This morning I put on my new pair of flats as a trial run for my walk to and from the station. My footwear of choice is currently my metallic haviana thongs, but I'm thinking ahead for winter and protecting my tootsies from the elements. Flats are normally not worn often as I am 5ft 1 and the illusion of my deceptive height in high heels is popped like a balloon at a kids party over shrieks of "Oooooh your so little!!" "You are like a little ewok" and "I had no idea you were so...."

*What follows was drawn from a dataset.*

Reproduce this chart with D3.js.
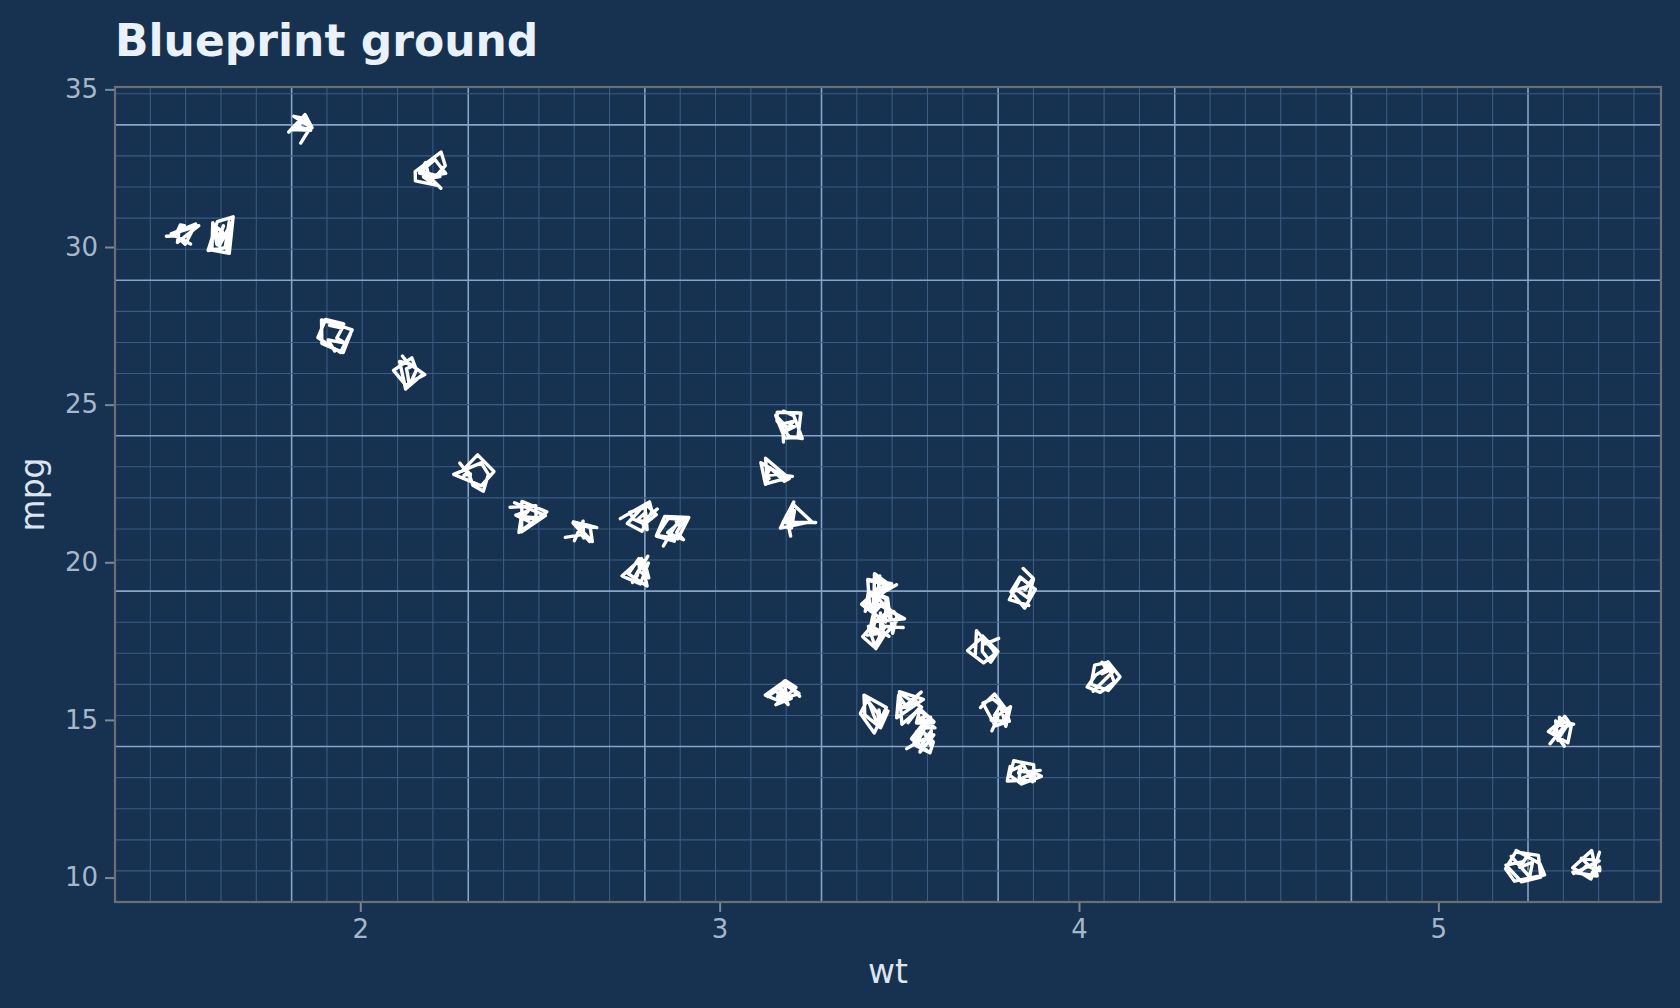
<!DOCTYPE html>
<html>
<head>
<meta charset="utf-8">
<script src="https://cdn.jsdelivr.net/npm/d3@7"></script>
<style>
  html, body { margin: 0; padding: 0; background: #173150; }
  svg { display: block; }
</style>
</head>
<body>
<svg id="chart" width="1680" height="1008"></svg>
<script>
"use strict";

// mtcars: weight (1000 lbs) and miles per gallon
let wt = [2.620, 2.875, 2.320, 3.215, 3.440, 3.460, 3.570, 3.190, 3.150, 3.440, 3.440,
  4.070, 3.730, 3.780, 5.250, 5.424, 5.345, 2.200, 1.615, 1.835, 2.465, 3.520,
  3.435, 3.840, 3.845, 1.935, 2.140, 1.513, 3.170, 2.770, 3.570, 2.780];
let mpg = [21.0, 21.0, 22.8, 21.4, 18.7, 18.1, 14.3, 24.4, 22.8, 19.2, 17.8,
  16.4, 17.3, 15.2, 10.4, 10.4, 14.7, 32.4, 30.4, 33.9, 21.5, 15.5,
  15.2, 13.3, 19.2, 27.3, 26.0, 30.4, 15.8, 19.7, 15.0, 21.4];

let xTicks = [2, 3, 4, 5];
let yTicks = [10, 15, 20, 25, 30, 35];

let W = 1680, H = 1008;
let margin = { top: 87, right: 19, bottom: 106, left: 115 };

let svg = d3.select("#chart");

// ggplot style 5% expansion
function expand(ext) {
  let pad = (ext[1] - ext[0]) * 0.05;
  return [ext[0] - pad, ext[1] + pad];
}

let x = d3.scaleLinear().domain(expand(d3.extent(wt))).range([margin.left, W - margin.right]);
let y = d3.scaleLinear().domain(expand(d3.extent(mpg))).range([H - margin.bottom, margin.top]);

// blueprint grid, anchored at the bottom left of the panel
let gridStepX = 0.0983, gridStepY = 0.986;
let gx = d3.range(1, Math.floor((x.domain()[1] - x.domain()[0]) / gridStepX) + 1);
let gy = d3.range(1, Math.floor((y.domain()[1] - y.domain()[0]) / gridStepY) + 1);

let grid = svg.append("g");
grid.selectAll("line.vx").data(gx).enter().append("line")
  .attr("x1", k => x(x.domain()[0] + k * gridStepX)).attr("x2", k => x(x.domain()[0] + k * gridStepX))
  .attr("y1", y.range()[1]).attr("y2", y.range()[0])
  .attr("stroke", k => k % 5 === 0 ? "#86a6c9" : "#3a5c83")
  .attr("stroke-width", k => k % 5 === 0 ? 1.6 : 1.1);
grid.selectAll("line.hy").data(gy).enter().append("line")
  .attr("y1", k => y(y.domain()[0] + k * gridStepY)).attr("y2", k => y(y.domain()[0] + k * gridStepY))
  .attr("x1", x.range()[0]).attr("x2", x.range()[1])
  .attr("stroke", k => k % 5 === 0 ? "#86a6c9" : "#3a5c83")
  .attr("stroke-width", k => k % 5 === 0 ? 1.6 : 1.1);

// panel border
svg.append("rect")
  .attr("x", x.range()[0]).attr("y", y.range()[1])
  .attr("width", x.range()[1] - x.range()[0]).attr("height", y.range()[0] - y.range()[1])
  .attr("fill", "none").attr("stroke", "#6b6f75").attr("stroke-width", 2.2);

// axes
let xAxis = svg.append("g")
  .attr("transform", `translate(0,${y.range()[0] + 1})`)
  .call(d3.axisBottom(x).tickValues(xTicks).tickSize(9).tickPadding(8).tickFormat(d3.format("d")));
let yAxis = svg.append("g")
  .attr("transform", `translate(${x.range()[0] - 1},0)`)
  .call(d3.axisLeft(y).tickValues(yTicks).tickSize(9).tickPadding(7).tickFormat(d3.format("d")));

[xAxis, yAxis].forEach(a => {
  a.select(".domain").remove();
  a.selectAll(".tick line").attr("stroke", "#7d8896").attr("stroke-width", 2);
  a.selectAll(".tick text")
    .attr("fill", "#a7b7ca")
    .style("font-family", "'DejaVu Sans', sans-serif")
    .style("font-size", "26px");
});

// scribble markers: deterministic jitter so every render looks the same
function mulberry32(a) {
  return function () {
    a |= 0; a = a + 0x6D2B79F5 | 0;
    let t = Math.imul(a ^ a >>> 15, 1 | a);
    t = t + Math.imul(t ^ t >>> 7, 61 | t) ^ t;
    return ((t ^ t >>> 14) >>> 0) / 4294967296;
  };
}
let rnd = mulberry32(7731);

// hand sketched polygon: a wobbly outline gone over twice, scrawled inside, with a stray flick
function scribble() {
  let sides = 3 + Math.floor(rnd() * 3);
  let rot = rnd() * Math.PI * 2;
  let corners = d3.range(sides).map(s => {
    let a = rot + s * 2 * Math.PI / sides + (rnd() - 0.5) * 0.8;
    let r = 10 + rnd() * 8;
    return [Math.cos(a) * r, Math.sin(a) * r];
  });
  let pts = [];
  for (let pass = 0; pass < 2; pass++) {
    corners.forEach(c => pts.push([c[0] + (rnd() - 0.5) * 10, c[1] + (rnd() - 0.5) * 10]));
  }
  let inner = 5 + Math.floor(rnd() * 5);
  for (let i = 0; i < inner; i++) {
    let a = rnd() * Math.PI * 2, r = 2 + rnd() * 12;
    pts.push([Math.cos(a) * r, Math.sin(a) * r]);
  }
  let a = rnd() * Math.PI * 2;
  pts.push([Math.cos(a) * 19, Math.sin(a) * 19]);
  return d3.line()(pts);
}

svg.append("g").selectAll("path").data(wt).enter().append("path")
  .attr("transform", (d, i) => `translate(${x(d)},${y(mpg[i])})`)
  .attr("d", () => scribble())
  .attr("fill", "none")
  .attr("stroke", "#ffffff")
  .attr("stroke-width", 3.4)
  .attr("stroke-linejoin", "round")
  .attr("stroke-linecap", "round");

// titles
svg.append("text")
  .attr("x", x.range()[0]).attr("y", 56)
  .attr("fill", "#e9f1fb")
  .style("font-family", "'DejaVu Sans', sans-serif")
  .style("font-weight", "bold")
  .style("font-size", "44px")
  .text("Blueprint ground");

svg.append("text")
  .attr("x", (x.range()[0] + x.range()[1]) / 2).attr("y", 983)
  .attr("text-anchor", "middle")
  .attr("fill", "#dce5ef")
  .style("font-family", "'DejaVu Sans', sans-serif")
  .style("font-size", "33px")
  .text("wt");

svg.append("text")
  .attr("transform", `translate(44,${(y.range()[0] + y.range()[1]) / 2}) rotate(-90)`)
  .attr("text-anchor", "middle")
  .attr("fill", "#dce5ef")
  .style("font-family", "'DejaVu Sans', sans-serif")
  .style("font-size", "33px")
  .text("mpg");
</script>
</body>
</html>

and it goes on. When I reached the station to check out the stinging sensation on my heel, there was a trail of blood on my ankle which had stained the inside of my new shoe. Not really an attractive look. Then my frustration as a commuter took hold. None of the travelling time signs were working aside from the number 1 being shown, and the garbled darth vader voice on the speaker was making no sense. So I took a gamble and jumped on the next overstuffed train and scrambled for a pole to cling on to. I was thinking that if you were blind or deaf, you would really be stuffed if you were dependent on transport. It really does lend itself to a sixth sense or general gamble. Intimacy with fellow commuters then reached a new level when the gentleman standing next to me kept grazing my arm with his. Most of my friends know that I have an issue with personal space at the best of times. This has been challenged in the past few weeks as I keep bumping into that old school friend who catches the same train and is a close talker. When he sits opposite me he tends to spread his legs apart and lunge forward a lot which I also find quite confronting. But this mornings arm grazing man then decided to sneeze on my arm. Yes that's right. I had someone elses nasal excrement on my arm. He apologised meekly and got out a tissue dabbing my arm and I just froze with pure revolt. I had to wait till I got to work to wash my arm. Truly vile.

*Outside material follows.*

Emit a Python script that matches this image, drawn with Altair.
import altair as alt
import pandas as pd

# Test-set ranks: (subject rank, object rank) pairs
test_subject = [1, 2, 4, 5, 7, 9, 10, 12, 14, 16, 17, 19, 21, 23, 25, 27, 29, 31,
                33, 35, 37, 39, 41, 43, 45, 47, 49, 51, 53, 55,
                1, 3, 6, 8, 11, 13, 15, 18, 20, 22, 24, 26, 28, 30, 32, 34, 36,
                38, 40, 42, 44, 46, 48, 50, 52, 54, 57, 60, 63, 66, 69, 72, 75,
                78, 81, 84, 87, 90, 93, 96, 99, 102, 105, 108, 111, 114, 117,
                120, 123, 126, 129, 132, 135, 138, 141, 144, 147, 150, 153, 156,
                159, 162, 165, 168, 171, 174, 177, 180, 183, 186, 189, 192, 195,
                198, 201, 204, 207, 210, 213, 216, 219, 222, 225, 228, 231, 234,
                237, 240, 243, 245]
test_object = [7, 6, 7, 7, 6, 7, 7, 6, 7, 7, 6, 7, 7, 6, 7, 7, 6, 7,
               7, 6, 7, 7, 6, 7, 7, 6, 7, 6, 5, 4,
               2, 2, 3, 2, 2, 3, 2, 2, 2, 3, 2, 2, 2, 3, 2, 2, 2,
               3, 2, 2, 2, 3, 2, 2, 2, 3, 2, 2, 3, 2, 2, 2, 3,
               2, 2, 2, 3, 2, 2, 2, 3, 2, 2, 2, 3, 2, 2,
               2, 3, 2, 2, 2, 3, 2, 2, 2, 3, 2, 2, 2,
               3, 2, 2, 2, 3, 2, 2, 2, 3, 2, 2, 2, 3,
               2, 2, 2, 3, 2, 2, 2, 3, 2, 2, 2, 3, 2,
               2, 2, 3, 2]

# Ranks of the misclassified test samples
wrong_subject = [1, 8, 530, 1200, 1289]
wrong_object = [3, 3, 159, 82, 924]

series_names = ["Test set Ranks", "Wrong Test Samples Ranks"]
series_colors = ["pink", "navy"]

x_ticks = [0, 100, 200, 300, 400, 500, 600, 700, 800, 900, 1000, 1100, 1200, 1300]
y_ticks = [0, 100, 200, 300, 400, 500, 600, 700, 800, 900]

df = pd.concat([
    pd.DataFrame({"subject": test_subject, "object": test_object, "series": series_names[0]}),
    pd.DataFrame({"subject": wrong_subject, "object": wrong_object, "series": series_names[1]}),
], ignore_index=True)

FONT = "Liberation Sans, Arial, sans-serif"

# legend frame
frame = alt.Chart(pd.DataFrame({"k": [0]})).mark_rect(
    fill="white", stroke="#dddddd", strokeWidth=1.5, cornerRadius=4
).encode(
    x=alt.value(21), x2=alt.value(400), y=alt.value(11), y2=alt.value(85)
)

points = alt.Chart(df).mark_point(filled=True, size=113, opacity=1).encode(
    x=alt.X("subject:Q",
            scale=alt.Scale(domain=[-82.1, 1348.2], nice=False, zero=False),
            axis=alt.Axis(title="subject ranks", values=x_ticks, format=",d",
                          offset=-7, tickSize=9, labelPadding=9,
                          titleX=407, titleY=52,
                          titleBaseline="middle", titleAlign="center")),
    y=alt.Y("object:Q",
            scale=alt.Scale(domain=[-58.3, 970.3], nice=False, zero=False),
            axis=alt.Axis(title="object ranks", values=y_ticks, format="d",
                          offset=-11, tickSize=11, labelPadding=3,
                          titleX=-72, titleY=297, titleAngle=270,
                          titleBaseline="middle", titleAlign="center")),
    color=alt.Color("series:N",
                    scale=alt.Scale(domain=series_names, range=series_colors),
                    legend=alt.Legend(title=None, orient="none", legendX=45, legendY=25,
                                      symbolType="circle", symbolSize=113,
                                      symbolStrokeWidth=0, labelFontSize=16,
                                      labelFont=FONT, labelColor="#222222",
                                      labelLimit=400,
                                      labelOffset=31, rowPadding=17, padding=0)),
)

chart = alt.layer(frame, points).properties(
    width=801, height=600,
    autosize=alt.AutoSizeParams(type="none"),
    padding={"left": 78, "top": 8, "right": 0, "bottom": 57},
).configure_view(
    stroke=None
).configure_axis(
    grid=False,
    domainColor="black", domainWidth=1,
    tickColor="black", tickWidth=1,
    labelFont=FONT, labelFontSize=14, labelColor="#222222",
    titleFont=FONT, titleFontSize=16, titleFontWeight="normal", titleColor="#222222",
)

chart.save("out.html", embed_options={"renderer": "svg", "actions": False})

I have a new program that I've added to my viewing habits. After initially scoffing at "Bondi Resue" on the ads and wondering how anyone would want to watch a show about blown up dinghis, people being dragged out of the surf etc....my house mate and I yielded to the showcase it was of these fine athletic life guards at a peak level of fitness...in speedos. Delectable! It made me want to go to Bondi and start flailing hopelessly in the water (which wouldn't be hard as I don't do swimming) or start rubbing myself with a blue ringed octopus and wait for rescue.

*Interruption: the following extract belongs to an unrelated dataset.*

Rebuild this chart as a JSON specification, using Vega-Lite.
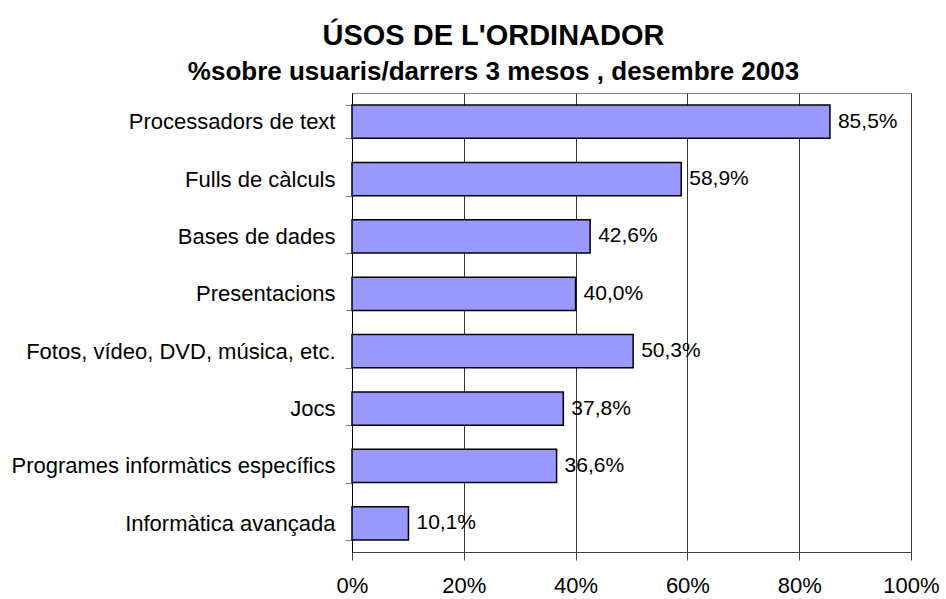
{
  "$schema": "https://vega.github.io/schema/vega-lite/v6.json",
  "width": 559,
  "height": 459,
  "autosize": "none",
  "padding": {"left": 352, "top": 93, "right": 35, "bottom": 47},
  "background": "white",
  "config": {
    "locale": {"number": {"decimal": ",", "thousands": ".", "grouping": [3], "currency": ["", " €"]}},
    "view": {"stroke": "#808080", "strokeWidth": 1},
    "font": "Liberation Sans"
  },
  "title": {
    "text": "ÚSOS DE L'ORDINADOR",
    "subtitle": "%sobre usuaris/darrers 3 mesos , desembre 2003",
    "anchor": "middle",
    "frame": "group",
    "dx": -138,
    "fontSize": 29,
    "fontWeight": "bold",
    "font": "Liberation Sans",
    "color": "#000000",
    "subtitleFont": "Liberation Sans",
    "subtitleFontSize": 26,
    "subtitleFontWeight": "bold",
    "subtitleColor": "#000000",
    "subtitlePadding": 8,
    "offset": -3
  },
  "data": {
    "values": [
      {"uso": "Processadors de text", "pct": 0.855},
      {"uso": "Fulls de càlculs", "pct": 0.589},
      {"uso": "Bases de dades", "pct": 0.426},
      {"uso": "Presentacions", "pct": 0.400},
      {"uso": "Fotos, vídeo, DVD, música, etc.", "pct": 0.503},
      {"uso": "Jocs", "pct": 0.378},
      {"uso": "Programes informàtics específics", "pct": 0.366},
      {"uso": "Informàtica avançada", "pct": 0.101}
    ]
  },
  "encoding": {
    "y": {
      "field": "uso",
      "type": "nominal",
      "sort": null,
      "scale": {"paddingInner": 0.42, "paddingOuter": 0.21},
      "axis": {
        "title": null,
        "labelFontSize": 22,
        "labelFont": "Liberation Sans",
        "labelColor": "#000000",
        "labelLimit": 400,
        "tickBand": "extent",
        "tickSize": 7,
        "tickColor": "#808080",
        "labelPadding": 10,
        "domainColor": "#000000",
        "grid": false
      }
    }
  },
  "layer": [
    {
      "mark": {"type": "bar", "fill": "#9999FF", "stroke": "#000000", "strokeWidth": 1.5},
      "encoding": {
        "x": {
          "field": "pct",
          "type": "quantitative",
          "scale": {"domain": [0, 1]},
          "axis": {
            "title": null,
            "format": ".0%",
            "values": [0, 0.2, 0.4, 0.6, 0.8, 1],
            "labelFontSize": 22,
            "labelFont": "Liberation Sans",
            "labelColor": "#000000",
            "labelFlush": false,
            "tickSize": 8,
            "tickColor": "#404040",
            "domainColor": "#404040",
            "grid": true,
            "gridColor": "#333333",
            "gridOpacity": 1,
            "labelPadding": 15
          }
        }
      }
    },
    {
      "mark": {"type": "text", "align": "left", "baseline": "middle", "dx": 8, "fontSize": 21, "font": "Liberation Sans", "color": "#000000"},
      "encoding": {
        "x": {"field": "pct", "type": "quantitative"},
        "text": {"field": "pct", "type": "quantitative", "format": ".1%"}
      }
    }
  ]
}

My workload is seriously out of control right now. So whilst I am in denial mode which consists of me looking at my to do list, putting things in manilla folders as a mental way of fixing it - i.e. removing it from my sight, I thought I would tend to my blog before I burst into tears and jump of the Westgate Bridge. I know mr vandermeer will be happy about that. Ohhhhh it's a long weekend and it's not far away!